2020-2025 Senior Director of Widgets, Fortune 500 Company
2010-2020 Various positions of increasing responsibility in my parent's medium-sized Widget-making company, ending as Junior Vice President

Education:

2006-2010 Local High School, 4.0 GPA

In this case, the person had something unavailable to most: A guaranteed placement in a company that would nurture his career right out of high school. 10 years later he knew he had to leave the family business to broaden his horizons. By then, he was being recruited so finding a senior position with a big-name company wasn't hard.

Situations like these are unicorns, they are the exceptions that prove your rule.

Comment Working through school (Score 1) 79

Thank God I got it at an affordable State school while working in the IT department, so I didn't mortgage my future and got useful experience.

"Working through school" is a good way to do it if you can swing it.

For some majors, undergraduate-research-assistant or industry-university-partnership between-semester jobs can help you graduate without any debt.
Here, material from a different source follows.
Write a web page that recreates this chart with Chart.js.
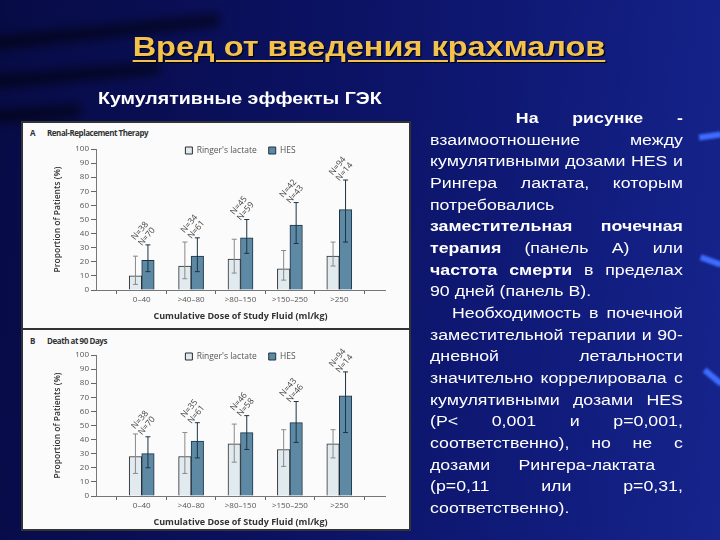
<!DOCTYPE html>
<html>
<head>
<meta charset="utf-8">
<script src="https://cdn.jsdelivr.net/npm/chart.js@4.4.1/dist/chart.umd.min.js"></script>
<style>
body{margin:0;width:720px;height:540px;overflow:hidden;position:relative;
  font-family:"Liberation Sans",Arial,sans-serif;
  background:linear-gradient(95deg,#070b45 0%,#0b1160 40%,#101b7a 75%,#16248c 100%);}
.streak{position:absolute;height:14px;background:rgba(0,0,0,0.5);filter:blur(5px);transform-origin:0 0;}
.dash{position:absolute;width:22px;height:6px;background:#3d6cff;filter:blur(1px);}
#title{position:absolute;left:0;top:31px;width:738px;text-align:center;font-weight:bold;font-size:28px;
  color:#f2c24c;text-decoration:underline;text-decoration-thickness:2px;text-underline-offset:4px;
  text-shadow:1px 1px 1px #000;transform:scaleX(1.16);transform-origin:369px 0;}
#sub{position:absolute;left:98px;top:89px;font-weight:bold;font-size:17px;color:#fff;
  transform:scaleX(1.15);transform-origin:0 0;}
#txt{position:absolute;left:430px;top:107px;width:218px;color:#fff;font-size:15.3px;line-height:21.67px;
  transform:scaleX(1.16);transform-origin:0 0;}
#txt div{height:21.67px;white-space:nowrap;}
#txt .j{text-align:justify;text-align-last:justify;}
#fig{position:absolute;left:21px;top:121px;width:386px;height:406px;background:#fbfbfb;border:2px solid #333;}
#sep{position:absolute;left:21px;top:328px;width:390px;height:2px;background:#333;}
.ptitle{position:absolute;font-family:"Open Sans","DejaVu Sans",sans-serif;font-weight:bold;font-size:8px;
  color:#333;letter-spacing:-0.45px;line-height:10px;}
canvas{position:absolute;}
</style>
</head>
<body>
<div class="streak" style="left:-40px;top:40px;width:260px;transform:rotate(-6deg)"></div>
<div class="streak" style="left:-40px;top:78px;width:200px;transform:rotate(-5deg)"></div>
<div class="streak" style="left:-40px;top:112px;width:120px;transform:rotate(-4deg)"></div>
<div class="dash" style="left:699px;top:133px;transform:rotate(-8deg)"></div>
<div class="dash" style="left:700px;top:258px;transform:rotate(20deg)"></div>
<div class="dash" style="left:702px;top:374px;transform:rotate(40deg)"></div>

<div id="title">Вред от введения крахмалов</div>
<div id="sub">Кумулятивные эффекты ГЭК</div>

<div id="txt">
<div class="j" style="padding-left:74px"><b>На рисунке -</b></div>
<div class="j">взаимоотношение между</div>
<div class="j">кумулятивными дозами HES и</div>
<div class="j">Рингера лактата, которым</div>
<div>потребовались</div>
<div class="j"><b>заместительная почечная</b></div>
<div class="j"><b>терапия</b> (панель А) или</div>
<div class="j"><b>частота смерти</b> в пределах</div>
<div>90 дней (панель В).</div>
<div class="j" style="padding-left:19px">Необходимость в почечной</div>
<div class="j">заместительной терапии и 90-</div>
<div class="j">дневной летальности</div>
<div class="j">значительно коррелировала с</div>
<div class="j">кумулятивными дозами HES</div>
<div class="j">(P&lt; 0,001 и p=0,001,</div>
<div class="j">соответственно), но не с</div>
<div class="j" style="padding-right:24px">дозами Рингера-лактата</div>
<div class="j">(p=0,11 или p=0,31,</div>
<div>соответственно).</div>
</div>

<div id="fig"></div>
<div id="sep"></div>
<div class="ptitle" style="left:30px;top:128px">A</div>
<div class="ptitle" style="left:47px;top:128px">Renal-Replacement Therapy</div>
<div class="ptitle" style="left:30px;top:336px">B</div>
<div class="ptitle" style="left:47px;top:336px">Death at 90 Days</div>
<canvas id="chartA" width="386" height="204" style="left:23px;top:118px"></canvas>
<canvas id="chartB" width="386" height="204" style="left:23px;top:324px"></canvas>

<script>
const categories = ['0–40', '>40–80', '>80–150', '>150–250', '>250'];
const seriesNames = ["Ringer's lactate", 'HES'];

// panel A: renal-replacement therapy, % of patients
const rrtRinger   = [10, 17, 22, 15, 24];
const rrtRingerLo = [4, 8, 12, 7, 17];
const rrtRingerHi = [24, 34, 36, 28, 34];
const rrtHes      = [21, 24, 37, 46, 57];
const rrtHesLo    = [13, 13, 26, 33, 34];
const rrtHesHi    = [32, 37, 50, 62, 78];
const rrtRingerN  = [38, 34, 45, 42, 94];
const rrtHesN     = [70, 61, 59, 43, 14];

// panel B: death at 90 days, % of patients
const deathRinger   = [28, 28, 37, 33, 37];
const deathRingerLo = [16, 16, 24, 21, 27];
const deathRingerHi = [44, 45, 51, 47, 47];
const deathHes      = [30, 39, 45, 52, 71];
const deathHesLo    = [20, 27, 33, 38, 45];
const deathHesHi    = [42, 52, 57, 67, 88];
const deathRingerN  = [38, 35, 46, 43, 94];
const deathHesN     = [70, 61, 58, 46, 14];

const yMax = 100;
const yStep = 10;

const font = '"Open Sans", "DejaVu Sans", sans-serif';

// error bars, drawn from each dataset's lo/hi arrays
const errorBars = {
  id: 'errorBars',
  afterDatasetsDraw(chart) {
    const ctx = chart.ctx;
    const y = chart.scales.y;
    chart.data.datasets.forEach((ds, di) => {
      const meta = chart.getDatasetMeta(di);
      meta.data.forEach((bar, i) => {
        const top = y.getPixelForValue(ds.hi[i]);
        const bot = y.getPixelForValue(ds.lo[i]);
        ctx.save();
        ctx.strokeStyle = ds.errColor;
        ctx.lineWidth = 1;
        ctx.beginPath();
        ctx.moveTo(bar.x, top); ctx.lineTo(bar.x, bot);
        ctx.moveTo(bar.x - 2.5, top); ctx.lineTo(bar.x + 2.5, top);
        ctx.moveTo(bar.x - 2.5, bot); ctx.lineTo(bar.x + 2.5, bot);
        ctx.stroke();
        ctx.restore();
      });
    });
  }
};

// rotated "N=.." labels above each group
const nLabels = {
  id: 'nLabels',
  afterDatasetsDraw(chart) {
    const ctx = chart.ctx;
    const y = chart.scales.y;
    const d0 = chart.data.datasets[0], d1 = chart.data.datasets[1];
    const m0 = chart.getDatasetMeta(0), m1 = chart.getDatasetMeta(1);
    m0.data.forEach((bar, i) => {
      const cx = (bar.x + m1.data[i].x) / 2;
      const top = y.getPixelForValue(Math.max(d0.hi[i], d1.hi[i]));
      ctx.save();
      ctx.translate(cx - 5, top - 3);
      ctx.rotate(-50 * Math.PI / 180);
      ctx.font = '8.5px ' + font;
      ctx.fillStyle = '#444';
      ctx.textAlign = 'left';
      ctx.textBaseline = 'middle';
      ctx.fillText('N=' + d0.n[i], 0, -4.5);
      ctx.fillText('N=' + d1.n[i], 0, 4.5);
      ctx.restore();
    });
  }
};

// the legend sits inside the plot, level with the top tick
const legendDown = {
  id: 'legendDown',
  afterLayout(chart) {
    const l = chart.legend;
    const h = l.bottom - l.top;
    l.top = chart.chartArea.top - 14.75;
    l.bottom = l.top + h;
  }
};

function makeChart(id, ringer, rLo, rHi, rN, hes, hLo, hHi, hN) {
  new Chart(document.getElementById(id), {
    type: 'bar',
    data: {
      datasets: [
        {
          label: seriesNames[0],
          data: ringer.map((v, i) => ({x: i, y: v})),
          lo: rLo, hi: rHi, n: rN,
          errColor: '#8a8a8a',
          backgroundColor: '#e0eaef',
          borderColor: '#2a2a2a',
          borderWidth: 1,
          barThickness: 12.5
        },
        {
          label: seriesNames[1],
          data: hes.map((v, i) => ({x: i, y: v})),
          lo: hLo, hi: hHi, n: hN,
          errColor: '#1d3343',
          backgroundColor: '#5e89a5',
          borderColor: '#1d3343',
          borderWidth: 1,
          barThickness: 12.5
        }
      ]
    },
    options: {
      responsive: false,
      animation: false,
      layout: {padding: {left: 7, right: 24, top: 0.5, bottom: 0}},
      plugins: {
        tooltip: {enabled: false},
        title: {display: false},
        legend: {
          position: 'top', align: 'center', fullSize: false,
          labels: {
            boxWidth: 7, boxHeight: 7, padding: 12,
            color: '#555', font: {family: font, size: 8.5}
          }
        }
      },
      scales: {
        x: {
          type: 'linear', min: -0.34, max: categories.length - 1 + 0.34,
          afterFit(s) { s.height = 32; },
          grid: {drawOnChartArea: false, drawTicks: true, tickLength: 4, color: '#666'},
          border: {color: '#777'},
          ticks: {
            stepSize: 1, includeBounds: false, autoSkip: false, maxRotation: 0, padding: 1,
            color: '#555', font: {family: font, size: 8},
            callback: v => categories[v]
          },
          title: {
            display: true, text: 'Cumulative Dose of Study Fluid (ml/kg)',
            color: '#333', font: {family: font, size: 9, weight: 'bold'},
            padding: {top: 0, bottom: 0}
          }
        },
        y: {
          min: 0, max: yMax,
          afterFit(s) { s.width = 66; },
          grid: {drawOnChartArea: false, drawTicks: true, tickLength: 5, color: '#666'},
          border: {color: '#777'},
          ticks: {stepSize: yStep, padding: 2, color: '#555', font: {family: font, size: 8}},
          title: {
            display: true, text: 'Proportion of Patients (%)',
            color: '#333', font: {family: font, size: 8.5, weight: '600'},
            padding: {top: 22, bottom: 0}
          }
        }
      }
    },
    plugins: [errorBars, nLabels, legendDown]
  });
}

makeChart('chartA', rrtRinger, rrtRingerLo, rrtRingerHi, rrtRingerN, rrtHes, rrtHesLo, rrtHesHi, rrtHesN);
makeChart('chartB', deathRinger, deathRingerLo, deathRingerHi, deathRingerN, deathHes, deathHesLo, deathHesHi, deathHesN);
</script>
</body>
</html>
There are even some schools that have working during the school year to zero-out tuition as part of their educational model.

Comment Re: Need to major in the right subject (Score 1) 79

The challenge is correctly forecasting a major or double major that will still be in demand 2-5 years after you finish so you can establish yourself

For decades until very recently, at degree that combined in-demand-upon-enrollment technical studies with a solid business education would meet this criteria. If your graduate date coincided with a "job bust" of your technical skills, you could fall back to your business education. If it didn't, you were still more valuable that someone with the technical skills but little or no business education.

I say "until very recently" because ChatGPT-style AI is very "disruptive" to the entry-level job market so it's too soon to say whether this is true for people who graduated in the last 2-3 years or who will be graduating in the near future.

The hard part is doing what amounts to a double-major (or more) without extending graduation (and tuition) more than a semester.

Comment Learning is easier while you are young (Score 3, Insightful) 79

If you plan in "eventually" getting that degree, it's going to be easier to "go straight on through college after high school" than it will be to "work for a decade then go back."

Whether it's an apprenticeship, community college, a less-challenging college/major, or a hard-core-brain-buster degree, it's a lot easier to learn new things before mid-life than after. There's some brain science to back this up, but I don't have the references handy, sorry. Look up "fluid intelligence" and "crystallized intelligence" and their relationship to age.

For most people, it's also a lot easier to manage your time before you have a "full time job" or are raising children.

That's not to say you can't go back to school full-time to get your Ph.D. when you are 70, but it's going to be a lot easier if you do it earlier in life.